We want to make sure that our platform handles these conversations appropriately: responding with care, being honest about our role as a well-being tool rather than a clinical intervention, and being considerate of our users' wellbeing. When these critical moments arise, the stakes are significant.

Okaya is a readiness assessment platform—not a diagnostic tool or therapeutic intervention.
We help mission-critical professionals understand their cognitive and emotional states, but we recognize that well-being exists on a spectrum. Sometimes, the patterns we detect require human expertise and support that technology cannot replace.
This understanding shapes everything about our approach: we aim to identify when someone may need additional support and connect them with that support as seamlessly as possible, while respecting both their privacy and autonomy.

Our model operates at the conclusion of each check-in to identify potential instances of ideation. This analysis runs in real-time, evaluating both patterns and contextual indicators from the session.
We constantly test our model against a corpus of situations. This strategy was developed in consultation with mental health professionals who specialize in crisis intervention.

To ensure proportionate responses, we categorize potential flags into three levels:
🔴 High Risk
Direct expressions of intent or planning regarding self-harm or harm to others. These trigger immediate intervention.
🟠 Medium Risk
Indirect expressions that suggest significant distress or passive ideation. These prompt supportive resources with appropriate urgency.
🟢 Low Risk
Expressions that warrant attention and follow-up but indicate manageable distress levels.
This tiered approach ensures our response matches the severity of the expressed concern.

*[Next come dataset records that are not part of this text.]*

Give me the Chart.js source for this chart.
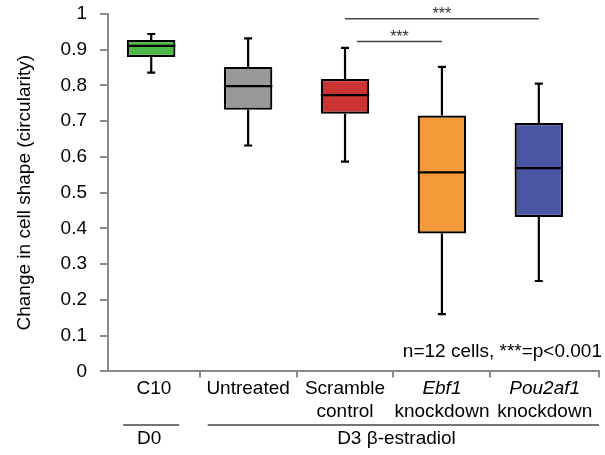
<!DOCTYPE html>
<html><head><meta charset="utf-8">
<script src="https://cdn.jsdelivr.net/npm/chart.js@4/dist/chart.umd.min.js"></script>
<style>html,body{margin:0;padding:0;background:#fff}#wrap{width:605px;height:455px;position:relative}</style>
</head><body><div id="wrap"><canvas id="c"></canvas></div>
<script>
// ---- data ----
const categories = ["C10", "Untreated", "Scramble", "Ebf1", "Pou2af1"];
const secondLine = ["", "", "control", "knockdown", "knockdown"];
const italicCategories = ["Ebf1", "Pou2af1"];
const whiskerLow  = [0.836, 0.632, 0.587, 0.160, 0.253];
const q1          = [0.880, 0.732, 0.721, 0.386, 0.432];
const median      = [0.911, 0.798, 0.773, 0.557, 0.569];
const q3          = [0.927, 0.852, 0.818, 0.716, 0.695];
const whiskerHigh = [0.944, 0.932, 0.905, 0.852, 0.805];
const boxColors = ["#4db848", "#999999", "#cc3333", "#f59a3a", "#4a55a3"];
const yTicks = [0, 0.1, 0.2, 0.3, 0.4, 0.5, 0.6, 0.7, 0.8, 0.9, 1];
const groupLabels = ["D0", "D3 \u03b2-estradiol"];
const groupFrom = [0, 1];
const groupTo = [0, 4];
const sigFrom = [2, 2];
const sigTo = [4, 3];
const sigLevel = [0.987, 0.923];
const sigText = ["***", "***"];
const note = "n=12 cells, ***=p<0.001";
const yTitle = "Change in cell shape (circularity)";

const FONT = "'Liberation Sans', Arial, Helvetica, sans-serif";
const AXIS = "#8a8a8a";
const TEXT = "#000";
const X_MIN = -0.446, X_MAX = 4.621;   // axis range in category-index units

const idx = categories.map((c, i) => i);
const boundaries = idx.slice(1).map(i => i - 0.5).concat([X_MAX]);
const cellEdges = [X_MIN].concat(boundaries);
const labelPos = idx.map(i => (cellEdges[i] + cellEdges[i + 1]) / 2);

const boxPlugin = {
  id: 'boxExtras',
  afterDatasetsDraw(chart) {
    const ctx = chart.ctx, y = chart.scales.y;
    const meta = chart.getDatasetMeta(0);
    ctx.save();
    ctx.strokeStyle = "#000";
    ctx.lineWidth = 2.2;
    ctx.lineCap = 'butt';
    meta.data.forEach((bar, i) => {
      const {x, width} = bar.getProps(['x', 'width'], true);
      const yl = y.getPixelForValue(whiskerLow[i]);
      const yh = y.getPixelForValue(whiskerHigh[i]);
      const yq1 = y.getPixelForValue(q1[i]);
      const yq3 = y.getPixelForValue(q3[i]);
      const ym = y.getPixelForValue(median[i]);
      ctx.beginPath();
      ctx.moveTo(x, yq3); ctx.lineTo(x, yh);
      ctx.moveTo(x - 4, yh); ctx.lineTo(x + 4, yh);
      ctx.moveTo(x, yq1); ctx.lineTo(x, yl);
      ctx.moveTo(x - 4, yl); ctx.lineTo(x + 4, yl);
      ctx.moveTo(x - width / 2, ym); ctx.lineTo(x + width / 2, ym);
      ctx.stroke();
    });
    ctx.restore();
  },
  afterDraw(chart) {
    const ctx = chart.ctx, x = chart.scales.x, y = chart.scales.y, ca = chart.chartArea;
    ctx.save();
    // significance brackets
    ctx.strokeStyle = "#444";
    ctx.fillStyle = "#333";
    ctx.lineWidth = 1.5;
    ctx.font = "16px " + FONT;
    ctx.textAlign = 'center';
    ctx.textBaseline = 'alphabetic';
    sigLevel.forEach((lv, k) => {
      const yy = y.getPixelForValue(lv);
      let x1 = x.getPixelForValue(sigFrom[k]);
      const x2 = x.getPixelForValue(sigTo[k]);
      if (k === 1) x1 += 12;
      ctx.beginPath(); ctx.moveTo(x1, yy); ctx.lineTo(x2, yy); ctx.stroke();
      ctx.fillText(sigText[k], (x1 + x2) / 2, yy + 0.5);
    });
    // note
    ctx.fillStyle = TEXT;
    ctx.font = "19px " + FONT;
    ctx.textAlign = 'right';
    ctx.fillText(note, ca.right + 3, ca.bottom - 14);
    // group labels
    const gLineY = 425, gTextY = 439;
    ctx.strokeStyle = "#444";
    ctx.lineWidth = 1.5;
    ctx.textAlign = 'center';
    ctx.textBaseline = 'middle';
    groupLabels.forEach((lab, k) => {
      let a, b;
      if (groupFrom[k] === groupTo[k]) {
        const c = x.getPixelForValue(groupFrom[k]);
        a = c - 28; b = c + 28;
      } else {
        a = x.getPixelForValue(groupFrom[k] - 0.5) + 8;
        b = ca.right;
      }
      ctx.beginPath(); ctx.moveTo(a, gLineY); ctx.lineTo(b, gLineY); ctx.stroke();
      const cx = (x.getPixelForValue(groupFrom[k]) + x.getPixelForValue(groupTo[k])) / 2 + (k ? 3 : -2);
      ctx.fillText(lab, cx, gTextY);
    });
    ctx.restore();
  }
};

const labelAxis = (labels, weight, italic) => ({
  type: 'linear',
  position: 'bottom',
  min: X_MIN, max: X_MAX,
  offset: false,
  weight: weight,
  afterBuildTicks: (s) => { s.ticks = labelPos.map(v => ({ value: v })); },
  grid: { display: false, drawTicks: false, offset: false },
  border: { display: false },
  ticks: {
    autoSkip: false, maxRotation: 0, padding: 0, color: TEXT,
    callback: (v, i) => labels[i],
    font: (c) => ({ family: FONT, size: 19, style: italic && italicCategories.includes(labels[c.index]) ? 'italic' : 'normal' })
  }
});

new Chart(document.getElementById('c'), {
  type: 'bar',
  data: {
    labels: categories,
    datasets: [{
      data: idx.map(i => ({ x: i, y: [q1[i], q3[i]] })),
      backgroundColor: boxColors,
      borderColor: "#000",
      borderWidth: 2.2,
      borderSkipped: false,
      barPercentage: 1,
      categoryPercentage: 0.5
    }]
  },
  options: {
    responsive: true,
    maintainAspectRatio: false,
    animation: false,
    devicePixelRatio: 1,
    layout: { padding: { left: 0, right: 6, top: 14, bottom: 32 } },
    plugins: { legend: { display: false }, tooltip: { enabled: false } },
    scales: {
      x: {
        type: 'linear',
        position: 'bottom',
        min: X_MIN, max: X_MAX,
        offset: false,
        weight: 0,
        afterBuildTicks: (s) => { s.ticks = boundaries.map(v => ({ value: v })); },
        grid: { display: true, drawOnChartArea: false, drawTicks: true, tickLength: 6, color: AXIS, lineWidth: 2, offset: false },
        border: { display: true, color: AXIS, width: 2 },
        ticks: { display: false }
      },
      xl1: labelAxis(categories, 1, true),
      xl2: labelAxis(secondLine, 2, false),
      y: {
        min: 0, max: 1,
        afterBuildTicks: (s) => { s.ticks = yTicks.map(v => ({ value: v })); },
        afterFit: (s) => { s.width = 108; s.paddingTop = 11; s.paddingBottom = 11; },
        grid: { display: true, drawOnChartArea: false, drawTicks: true, tickLength: 8, color: AXIS, lineWidth: 2 },
        border: { display: true, color: AXIS, width: 2 },
        ticks: {
          padding: 13, color: TEXT, font: { family: FONT, size: 19 },
          callback: (v) => String(Number(v.toFixed(1)))
        },
        title: { display: true, text: yTitle, color: TEXT, font: { family: FONT, size: 19 }, padding: { top: 13, bottom: 0 } }
      }
    }
  },
  plugins: [boxPlugin]
});
</script></body></html>
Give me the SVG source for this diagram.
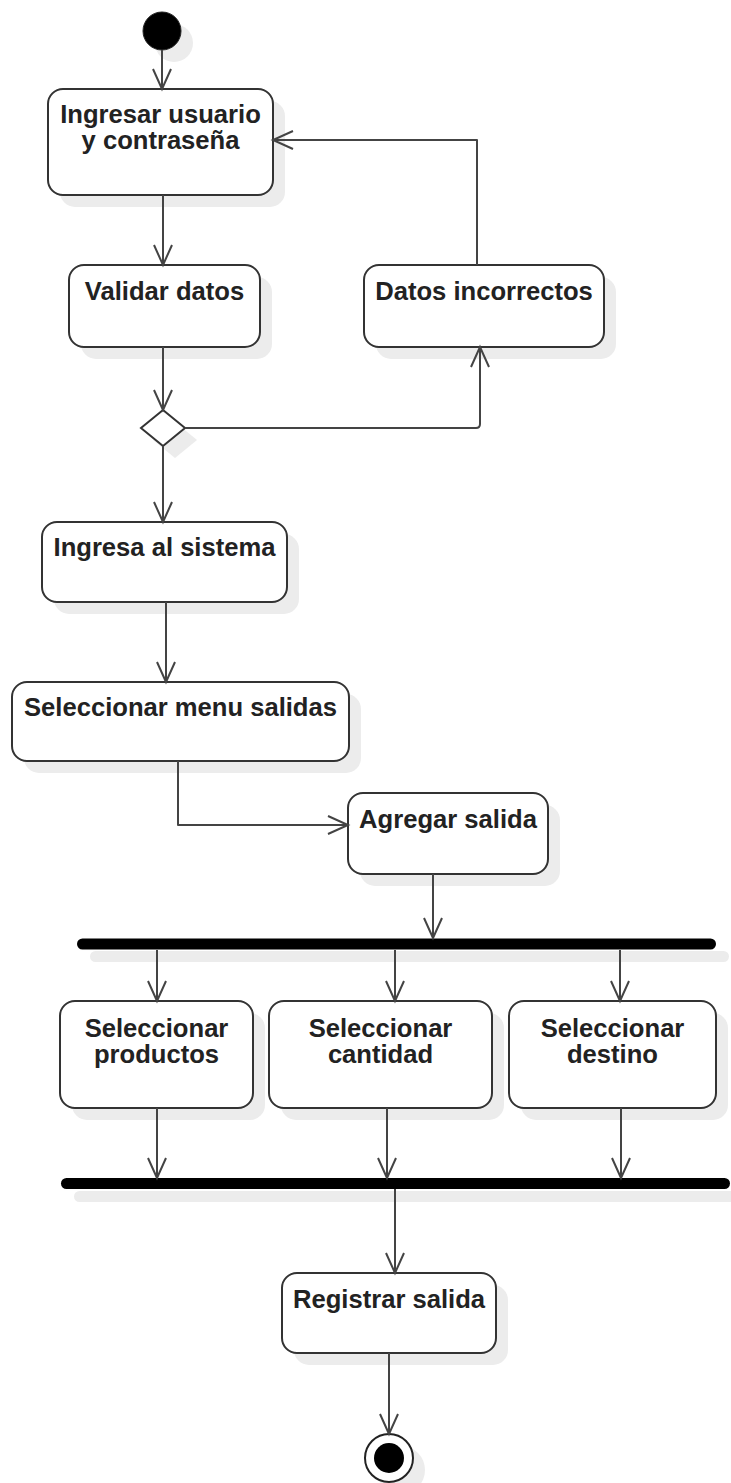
<svg xmlns="http://www.w3.org/2000/svg" width="731" height="1483" viewBox="0 0 731 1483">
<defs>
<style>
.box{fill:#ffffff;stroke:#333333;stroke-width:2}
.sh{fill:#ececec;stroke:none}
.bar{fill:#000000}
.t{font-family:"Liberation Sans",Arial,sans-serif;font-size:25.6px;font-weight:bold;fill:#222222;text-anchor:middle}
.c{fill:none;stroke:#444444;stroke-width:2;stroke-linejoin:round}
</style>
<marker id="arr" markerUnits="userSpaceOnUse" viewBox="-22 -11 24 22" markerWidth="24" markerHeight="22" refX="0" refY="0" orient="auto" overflow="visible">
<path d="M-20,-9 L0,0 L-20,9" fill="none" stroke="#444444" stroke-width="2"/>
</marker>
</defs>
<rect width="731" height="1483" fill="#ffffff"/>

<g id="start">
<circle cx="174" cy="43" r="19" class="sh"/>
<circle cx="162" cy="31" r="19" fill="#000000" stroke="#222222" stroke-width="1"/>
</g>

<g id="n1">
<rect x="60" y="101" width="225" height="106" rx="15" class="sh"/>
<rect x="48" y="89" width="225" height="106" rx="15" class="box"/>
<text class="t" x="160.5" y="123">Ingresar usuario</text>
<text class="t" x="160.5" y="149">y contraseña</text>
</g>

<g id="n2">
<rect x="81" y="277" width="191" height="82" rx="15" class="sh"/>
<rect x="69" y="265" width="191" height="82" rx="15" class="box"/>
<text class="t" x="164.5" y="300">Validar datos</text>
</g>

<g id="n3">
<rect x="376" y="277" width="240" height="82" rx="15" class="sh"/>
<rect x="364" y="265" width="240" height="82" rx="15" class="box"/>
<text class="t" x="484" y="300">Datos incorrectos</text>
</g>

<g id="decision">
<polygon points="175,422 197,440 175,458 153,440" class="sh"/>
<polygon points="163,410 185,428 163,446 141,428" class="box"/>
</g>

<g id="n4">
<rect x="54" y="534" width="245" height="80" rx="15" class="sh"/>
<rect x="42" y="522" width="245" height="80" rx="15" class="box"/>
<text class="t" x="164.5" y="556">Ingresa al sistema</text>
</g>

<g id="n5">
<rect x="24" y="694" width="337" height="79" rx="15" class="sh"/>
<rect x="12" y="682" width="337" height="79" rx="15" class="box"/>
<text class="t" x="180.5" y="716">Seleccionar menu salidas</text>
</g>

<g id="n6">
<rect x="360" y="805" width="200" height="81" rx="15" class="sh"/>
<rect x="348" y="793" width="200" height="81" rx="15" class="box"/>
<text class="t" x="448" y="828">Agregar salida</text>
</g>

<g id="fork">
<rect x="90" y="951" width="639" height="11" rx="5.5" class="sh"/>
<rect x="77" y="938.5" width="639" height="11" rx="5.5" class="bar"/>
</g>

<g id="n7">
<rect x="72" y="1013" width="193" height="107" rx="15" class="sh"/>
<rect x="60" y="1001" width="193" height="107" rx="15" class="box"/>
<text class="t" x="156.5" y="1037">Seleccionar</text>
<text class="t" x="156.5" y="1063">productos</text>
</g>

<g id="n8">
<rect x="281" y="1013" width="223" height="107" rx="15" class="sh"/>
<rect x="269" y="1001" width="223" height="107" rx="15" class="box"/>
<text class="t" x="380.5" y="1037">Seleccionar</text>
<text class="t" x="380.5" y="1063">cantidad</text>
</g>

<g id="n9">
<rect x="521" y="1013" width="207" height="107" rx="15" class="sh"/>
<rect x="509" y="1001" width="207" height="107" rx="15" class="box"/>
<text class="t" x="612.5" y="1037">Seleccionar</text>
<text class="t" x="612.5" y="1063">destino</text>
</g>

<g id="join">
<rect x="74" y="1191" width="669" height="11" rx="5.5" class="sh"/>
<rect x="61" y="1178" width="669" height="11" rx="5.5" class="bar"/>
</g>

<g id="n10">
<rect x="294" y="1285" width="214" height="80" rx="15" class="sh"/>
<rect x="282" y="1273" width="214" height="80" rx="15" class="box"/>
<text class="t" x="389" y="1308">Registrar salida</text>
</g>

<g id="end">
<circle cx="401" cy="1470" r="24" class="sh"/>
<circle cx="389" cy="1458" r="24" fill="#ffffff" stroke="#222222" stroke-width="2"/>
<circle cx="389" cy="1458" r="15" fill="#000000"/>
</g>

<g id="connectors">
<path class="c" d="M162,50 L162,89" marker-end="url(#arr)"/>
<path class="c" d="M163,195 L163,265" marker-end="url(#arr)"/>
<path class="c" d="M163,347 L163,410" marker-end="url(#arr)"/>
<path class="c" d="M185,428 L476,428 Q480,428 480,424 L480,347" marker-end="url(#arr)"/>
<path class="c" d="M477,265 L477,140 L273,140" marker-end="url(#arr)"/>
<path class="c" d="M163,446 L163,522" marker-end="url(#arr)"/>
<path class="c" d="M166,602 L166,682" marker-end="url(#arr)"/>
<path class="c" d="M178,761 L178,825 L348,825" marker-end="url(#arr)"/>
<path class="c" d="M433,874 L433,938" marker-end="url(#arr)"/>
<path class="c" d="M157,950 L157,1001" marker-end="url(#arr)"/>
<path class="c" d="M395,950 L395,1001" marker-end="url(#arr)"/>
<path class="c" d="M620,950 L620,1001" marker-end="url(#arr)"/>
<path class="c" d="M157,1108 L157,1178" marker-end="url(#arr)"/>
<path class="c" d="M387,1108 L387,1178" marker-end="url(#arr)"/>
<path class="c" d="M621,1108 L621,1178" marker-end="url(#arr)"/>
<path class="c" d="M395,1189 L395,1273" marker-end="url(#arr)"/>
<path class="c" d="M389,1353 L389,1434" marker-end="url(#arr)"/>
</g>
</svg>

When our system identifies potential ideation, the user is immediately presented with a dedicated resource screen. During this moment, the user cannot access their check-in results—this ensures their full attention is directed toward available support options rather than assessment metrics. The resource screen includes:
Crisis hotline information, including 988 (Suicide & Crisis Lifeline) and emergency services
Clickable contact buttons on mobile devices to facilitate immediate connection
Organization-specific resources when deployed with departments that maintain their own peer support programs
We've designed this intervention to reduce friction during what may be a vulnerable moment. Every tap we eliminate between recognition and connection matters.
This is perhaps our most carefully considered policy area. We work with organizations that have legitimate duty-of-care responsibilities; commanders need to know if someone isn't fit for a mission, fire chiefs need to understand wellness trends in their departments.
But we also work with individuals who need to trust that a moment of vulnerability won't become a career liability.
Our Default: Privacy First
Okaya's default approach prioritizes user privacy. We do not automatically disclose to an organization when a specific member triggers an ideation event.
This is intentional. The research is clear: people are more likely to seek help and express genuine struggles when they trust that doing so won't have unintended consequences.
We're actively refining our detection capabilities based on ongoing research and clinical feedback.
This includes improving accuracy for:
• Different voice characteristics
• Cultural expression patterns
• Stress response variations
Our goal is a system that remains effective across the diverse population we serve.